[The problem]
Start at the line that contains "Rebuild this chart", stop at the line that contains "const y = d3.scalePoint(subjects, [220, 475]);", and repeat every line in that span, those two included, with no pictures.

-- Begin Records --

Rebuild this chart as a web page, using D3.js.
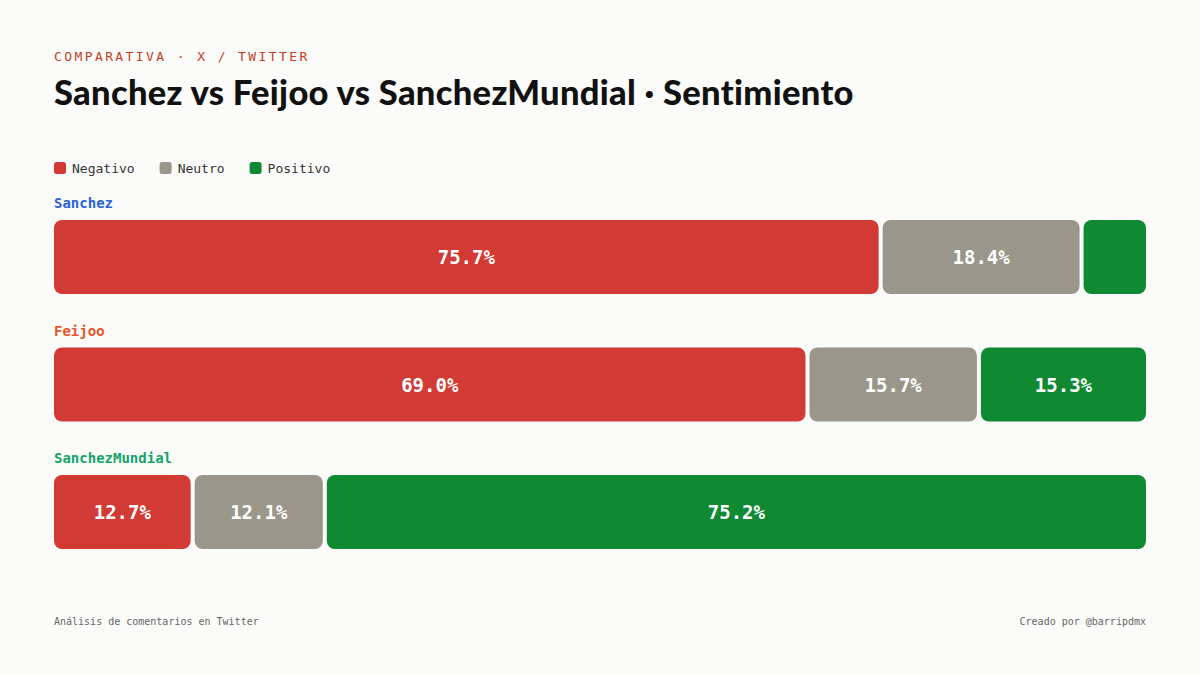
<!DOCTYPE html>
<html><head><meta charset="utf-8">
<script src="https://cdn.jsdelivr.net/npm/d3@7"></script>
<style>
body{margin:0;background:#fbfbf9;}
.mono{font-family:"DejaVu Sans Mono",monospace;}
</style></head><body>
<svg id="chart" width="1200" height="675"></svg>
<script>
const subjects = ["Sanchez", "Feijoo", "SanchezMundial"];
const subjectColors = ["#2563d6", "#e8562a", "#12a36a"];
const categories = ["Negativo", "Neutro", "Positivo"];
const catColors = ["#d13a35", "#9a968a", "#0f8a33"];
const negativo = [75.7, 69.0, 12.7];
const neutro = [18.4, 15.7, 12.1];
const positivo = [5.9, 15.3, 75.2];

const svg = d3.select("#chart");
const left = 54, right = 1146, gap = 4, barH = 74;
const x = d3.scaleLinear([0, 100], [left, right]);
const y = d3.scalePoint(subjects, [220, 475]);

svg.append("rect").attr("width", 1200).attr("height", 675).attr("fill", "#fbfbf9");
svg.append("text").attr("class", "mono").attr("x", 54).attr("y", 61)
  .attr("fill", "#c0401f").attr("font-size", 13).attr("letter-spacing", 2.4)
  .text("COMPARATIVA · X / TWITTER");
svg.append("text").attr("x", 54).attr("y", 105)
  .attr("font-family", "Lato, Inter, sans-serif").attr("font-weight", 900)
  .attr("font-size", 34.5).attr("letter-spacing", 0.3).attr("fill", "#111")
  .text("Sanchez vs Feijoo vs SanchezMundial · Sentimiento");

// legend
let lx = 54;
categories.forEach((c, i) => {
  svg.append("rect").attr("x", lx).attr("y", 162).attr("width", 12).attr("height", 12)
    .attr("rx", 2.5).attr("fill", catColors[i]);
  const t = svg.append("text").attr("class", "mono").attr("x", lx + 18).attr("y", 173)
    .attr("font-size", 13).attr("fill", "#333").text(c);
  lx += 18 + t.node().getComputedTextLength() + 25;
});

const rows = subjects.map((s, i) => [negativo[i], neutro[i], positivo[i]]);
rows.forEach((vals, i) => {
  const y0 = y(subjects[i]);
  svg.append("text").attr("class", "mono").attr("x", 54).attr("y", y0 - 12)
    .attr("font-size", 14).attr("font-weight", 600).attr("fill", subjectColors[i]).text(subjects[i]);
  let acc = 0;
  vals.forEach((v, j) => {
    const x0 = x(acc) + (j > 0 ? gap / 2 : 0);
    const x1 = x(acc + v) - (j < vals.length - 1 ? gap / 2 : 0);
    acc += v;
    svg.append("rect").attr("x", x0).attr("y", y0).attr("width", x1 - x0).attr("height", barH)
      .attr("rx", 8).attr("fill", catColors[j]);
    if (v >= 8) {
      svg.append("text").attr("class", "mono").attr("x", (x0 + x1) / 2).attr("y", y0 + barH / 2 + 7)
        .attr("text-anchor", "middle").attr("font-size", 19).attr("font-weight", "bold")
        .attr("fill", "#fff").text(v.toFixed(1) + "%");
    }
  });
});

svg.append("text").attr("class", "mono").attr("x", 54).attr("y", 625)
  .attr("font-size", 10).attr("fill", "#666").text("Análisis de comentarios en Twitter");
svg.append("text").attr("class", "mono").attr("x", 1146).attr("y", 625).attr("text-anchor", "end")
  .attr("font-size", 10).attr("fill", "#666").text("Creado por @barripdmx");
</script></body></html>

-- End Records --
-- Begin Records --

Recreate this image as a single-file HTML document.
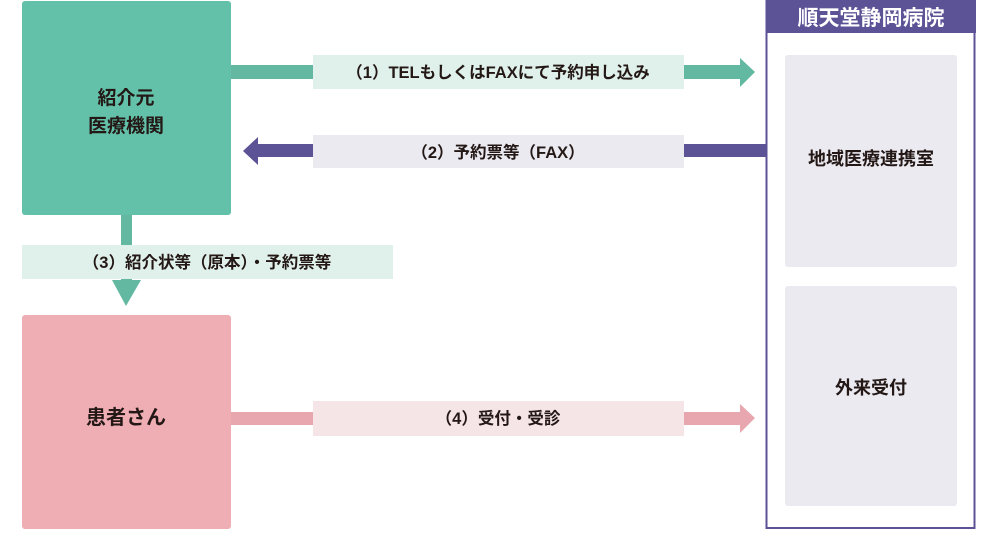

-- End Records --

[Solution to the exercise]
Rebuild this chart as a web page, using D3.js.
<!DOCTYPE html>
<html><head><meta charset="utf-8">
<script src="https://cdn.jsdelivr.net/npm/d3@7"></script>
<style>
body{margin:0;background:#fbfbf9;}
.mono{font-family:"DejaVu Sans Mono",monospace;}
</style></head><body>
<svg id="chart" width="1200" height="675"></svg>
<script>
const subjects = ["Sanchez", "Feijoo", "SanchezMundial"];
const subjectColors = ["#2563d6", "#e8562a", "#12a36a"];
const categories = ["Negativo", "Neutro", "Positivo"];
const catColors = ["#d13a35", "#9a968a", "#0f8a33"];
const negativo = [75.7, 69.0, 12.7];
const neutro = [18.4, 15.7, 12.1];
const positivo = [5.9, 15.3, 75.2];

const svg = d3.select("#chart");
const left = 54, right = 1146, gap = 4, barH = 74;
const x = d3.scaleLinear([0, 100], [left, right]);
const y = d3.scalePoint(subjects, [220, 475]);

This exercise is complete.